# Short exercise
Please write out the lines of the data exactly, beginning with the first and ending with the line containing "const meanSpan = [1, 4.1];"; leave the pictures behind.
>> START Dataset content
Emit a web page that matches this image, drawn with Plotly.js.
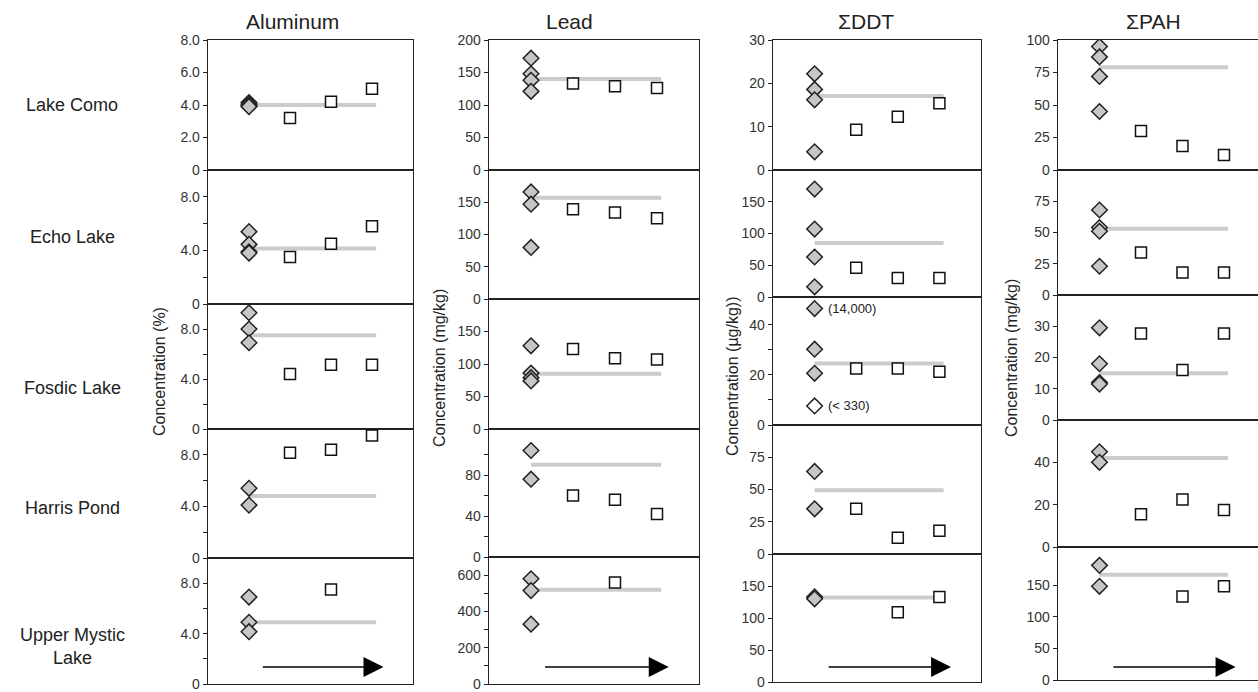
<!DOCTYPE html>
<html><head><meta charset="utf-8">
<script src="https://cdn.plot.ly/plotly-3.0.1.min.js"></script>
<style>html,body{margin:0;padding:0;background:#fff}#chart{width:1258px;height:692px}</style>
</head><body><div id="chart"></div><script>
// ---------- data ----------
const analytes = ["Aluminum", "Lead", "ΣDDT", "ΣPAH"];
const lakes = ["Lake Como", "Echo Lake", "Fosdic Lake", "Harris Pond", "Upper Mystic<br>Lake"];
const yTitles = ["Concentration (%)", "Concentration (mg/kg)", "Concentration (µg/kg))", "Concentration (mg/kg)"];

// sample positions along the core (x index)
const diamondX = 1;
const squareX = [2, 3, 4];
const meanSpan = [1, 4.1];

// Aluminum (%)
const alDiamonds = [[4.15, 4.05, 3.95, 3.9], [5.4, 4.45, 3.9, 3.8], [9.3, 8.0, 6.9], [5.4, 4.1], [6.9, 4.9, 4.15]];
const alMean = [4.0, 4.15, 7.5, 4.8, 4.9];
const alSquares = [[3.2, 4.2, 5.0], [3.5, 4.5, 5.8], [4.4, 5.15, 5.15], [8.15, 8.4, 9.5], [null, 7.5, null]];

// Lead (mg/kg)
const pbDiamonds = [[172, 148, 138, 121], [166, 147, 80], [128, 86, 79, 74], [104, 76], [580, 515, 330]];
const pbMean = [140, 157, 85, 90, 520];
const pbSquares = [[133, 129, 126], [139, 134, 125], [123, 109, 107], [60, 56, 42], [null, 560, null]];

// ΣDDT (µg/kg)
const ddtDiamonds = [[22.2, 18.6, 16.2, 4.2], [170, 107, 63, 16], [46.4, 30.2, 20.6], [64, 35], [133, 130]];
const ddtOpenDiamonds = [[], [], [7.6], [], []];
const ddtMean = [17.1, 85, 24.5, 49.5, 132];
const ddtSquares = [[9.3, 12.3, 15.4], [46, 30, 30], [22.5, 22.5, 21.2], [35, 12.5, 18], [null, 109, 133]];
const ddtNotes = [{row: 2, y: 46.4, text: "(14,000)"}, {row: 2, y: 7.6, text: "(< 330)"}];

// ΣPAH (mg/kg)
const pahDiamonds = [[95, 87, 72, 45], [68, 54, 51, 23], [29.5, 18, 12, 11.5], [45, 40], [181, 148]];
const pahMean = [79, 53, 15, 42, 166];
const pahSquares = [[30, 18.5, 11.5], [34, 18, 18], [27.7, 16, 27.7], [15.5, 22.5, 17.5], [null, 132, 148]];

// y ranges and ticks
const alRanges = [[0, 8], [0, 10], [0, 10], [0, 10], [0, 10]];
const pbRanges = [[0, 200], [0, 200], [0, 200], [0, 125], [0, 700]];
const ddtRanges = [[0, 30], [0, 200], [0, 51], [0, 100], [0, 200]];
const pahRanges = [[0, 100], [0, 100], [0, 40], [0, 60], [0, 210]];

const alTickVals = [[0, 2, 4, 6, 8], [0, 2, 4, 6, 8], [0, 2, 4, 6, 8], [0, 2, 4, 6, 8], [0, 2, 4, 6, 8]];
const alTickText = [["0", "2.0", "4.0", "6.0", "8.0"], ["0", "", "4.0", "", "8.0"], ["0", "", "4.0", "", "8.0"], ["0", "", "4.0", "", "8.0"], ["0", "", "4.0", "", "8.0"]];
const pbTickVals = [[0, 50, 100, 150, 200], [0, 50, 100, 150], [0, 50, 100, 150], [0, 20, 40, 60, 80, 100], [0, 100, 200, 300, 400, 500, 600]];
const pbTickText = [["0", "50", "100", "150", "200"], ["0", "50", "100", "150"], ["0", "50", "100", "150"], ["0", "", "40", "", "80", ""], ["0", "", "200", "", "400", "", "600"]];
const ddtTickVals = [[0, 10, 20, 30], [0, 50, 100, 150], [0, 10, 20, 30, 40], [0, 25, 50, 75], [0, 50, 100, 150]];
const ddtTickText = [["0", "10", "20", "30"], ["0", "50", "100", "150"], ["0", "", "20", "", "40"], ["0", "25", "50", "75"], ["0", "50", "100", "150"]];
const pahTickVals = [[0, 25, 50, 75, 100], [0, 25, 50, 75], [0, 10, 20, 30], [0, 20, 40], [0, 50, 100, 150]];
const pahTickText = [["0", "25", "50", "75", "100"], ["0", "25", "50", "75"], ["0", "10", "20", "30"], ["0", "20", "40"], ["0", "50", "100", "150"]];

// ---------- layout geometry (pixels) ----------
const W = 1258, H = 692;
const cols = [
  {L: 208, R: 413, rows: [40, 170, 304, 429, 558, 684], xr: [0, 5], mirrorY: true, titleX: 292, yTitleX: 159, yTitleY: 372},
  {L: 489, R: 699, rows: [40, 170, 299, 429, 557, 684], xr: [0, 5], mirrorY: true, titleX: 569, yTitleX: 440, yTitleY: 368},
  {L: 773, R: 981, rows: [40, 170, 297, 425, 554, 682], xr: [0, 5], mirrorY: true, titleX: 866, yTitleX: 733, yTitleY: 376},
  {L: 1058, R: 1258, rows: [40, 170, 295, 420, 547, 680], xr: [0, 4.82], mirrorY: false, titleX: 1153, yTitleX: 1011, yTitleY: 358}
];
const colData = [
  {d: alDiamonds, m: alMean, s: alSquares, r: alRanges, tv: alTickVals, tt: alTickText},
  {d: pbDiamonds, m: pbMean, s: pbSquares, r: pbRanges, tv: pbTickVals, tt: pbTickText},
  {d: ddtDiamonds, m: ddtMean, s: ddtSquares, r: ddtRanges, tv: ddtTickVals, tt: ddtTickText, open: ddtOpenDiamonds},
  {d: pahDiamonds, m: pahMean, s: pahSquares, r: pahRanges, tv: pahTickVals, tt: pahTickText}
];

const FONT = "Liberation Sans, Arial, sans-serif";
const traces = [];
const layout = {
  width: W, height: H, margin: {l: 0, r: 0, t: 0, b: 0},
  paper_bgcolor: "#fff", plot_bgcolor: "#fff", showlegend: false,
  font: {family: FONT, color: "#222"},
  annotations: [], shapes: []
};

cols.forEach((c, ci) => {
  const cd = colData[ci];
  for (let ri = 0; ri < 5; ri++) {
    const k = ci * 5 + ri + 1;
    const xa = "x" + k, ya = "y" + k;
    const top = c.rows[ri], bot = c.rows[ri + 1];
    layout["xaxis" + k] = {
      domain: [c.L / W, c.R / W], range: c.xr, anchor: ya,
      showticklabels: false, ticks: "", showgrid: false, zeroline: false,
      showline: true, mirror: true, linecolor: "#222", linewidth: 1.3, fixedrange: true
    };
    layout["yaxis" + k] = {
      domain: [1 - bot / H, 1 - top / H], range: cd.r[ri], anchor: xa,
      tickmode: "array", tickvals: cd.tv[ri], ticktext: cd.tt[ri],
      ticks: "outside", ticklen: 4, tickwidth: 1, tickcolor: "#222",
      ticklabeloverflow: "allow",
      tickfont: {family: FONT, size: 14, color: "#333"},
      showgrid: false, zeroline: false, showline: true, mirror: c.mirrorY,
      linecolor: "#222", linewidth: 1.3, fixedrange: true
    };
    // mean line
    traces.push({x: meanSpan, y: [cd.m[ri], cd.m[ri]], xaxis: xa, yaxis: ya, mode: "lines",
      line: {color: "#cccccc", width: 4}, hoverinfo: "skip"});
    // squares
    traces.push({x: squareX, y: cd.s[ri], xaxis: xa, yaxis: ya, mode: "markers",
      marker: {symbol: "square", size: 11, color: "#fff", line: {color: "#111", width: 1.5}}});
    // diamonds
    traces.push({x: cd.d[ri].map(() => diamondX), y: cd.d[ri], xaxis: xa, yaxis: ya, mode: "markers",
      marker: {symbol: "diamond", size: 12, color: "#c6c6c6", line: {color: "#222", width: 1.5}}});
    if (cd.open && cd.open[ri].length) {
      traces.push({x: cd.open[ri].map(() => diamondX), y: cd.open[ri], xaxis: xa, yaxis: ya, mode: "markers",
        marker: {symbol: "diamond", size: 12, color: "#fff", line: {color: "#222", width: 1.5}}});
    }
    if (ri === 4) {
      // time arrow
      layout.annotations.push({
        xref: xa, yref: "paper", x: 4.28, y: 1 - 667 / H,
        axref: xa, ax: 1.3, ayref: "pixel", ay: 0,
        showarrow: true, arrowhead: 2, arrowsize: 2.5, arrowwidth: 1.6, arrowcolor: "#000", text: ""
      });
    }
  }
  // column title
  layout.annotations.push({xref: "paper", yref: "paper", x: c.titleX / W, y: 1 - 22 / H,
    text: analytes[ci], showarrow: false, font: {size: 21, family: FONT, color: "#222"},
    xanchor: "center", yanchor: "middle"});
  // y title
  layout.annotations.push({xref: "paper", yref: "paper", x: c.yTitleX / W, y: 1 - c.yTitleY / H,
    text: yTitles[ci], textangle: -90, showarrow: false, font: {size: 16, family: FONT, color: "#222"},
    xanchor: "center", yanchor: "middle"});
});

// DDT notes
ddtNotes.forEach(n => {
  const k = 2 * 5 + n.row + 1;
  layout.annotations.push({xref: "x" + k, yref: "y" + k, x: diamondX, y: n.y, xshift: 11,
    text: n.text, showarrow: false, xanchor: "left", yanchor: "middle",
    font: {size: 13, family: FONT, color: "#222"}});
});

// row labels
const rowCenters = [105, 237, 388, 508, 646];
lakes.forEach((t, i) => {
  layout.annotations.push({xref: "paper", yref: "paper", x: 72 / W, y: 1 - rowCenters[i] / H,
    text: t, showarrow: false, font: {size: 18, family: FONT, color: "#222"},
    xanchor: "center", yanchor: "middle"});
});

Plotly.newPlot("chart", traces, layout, {displayModeBar: false, staticPlot: true});
</script></body></html>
>> END Dataset content
# The reply
Emit a web page that matches this image, drawn with Plotly.js.
<!DOCTYPE html>
<html><head><meta charset="utf-8">
<script src="https://cdn.plot.ly/plotly-3.0.1.min.js"></script>
<style>html,body{margin:0;padding:0;background:#fff}#chart{width:1258px;height:692px}</style>
</head><body><div id="chart"></div><script>
// ---------- data ----------
const analytes = ["Aluminum", "Lead", "ΣDDT", "ΣPAH"];
const lakes = ["Lake Como", "Echo Lake", "Fosdic Lake", "Harris Pond", "Upper Mystic<br>Lake"];
const yTitles = ["Concentration (%)", "Concentration (mg/kg)", "Concentration (µg/kg))", "Concentration (mg/kg)"];

// sample positions along the core (x index)
const diamondX = 1;
const squareX = [2, 3, 4];
const meanSpan = [1, 4.1];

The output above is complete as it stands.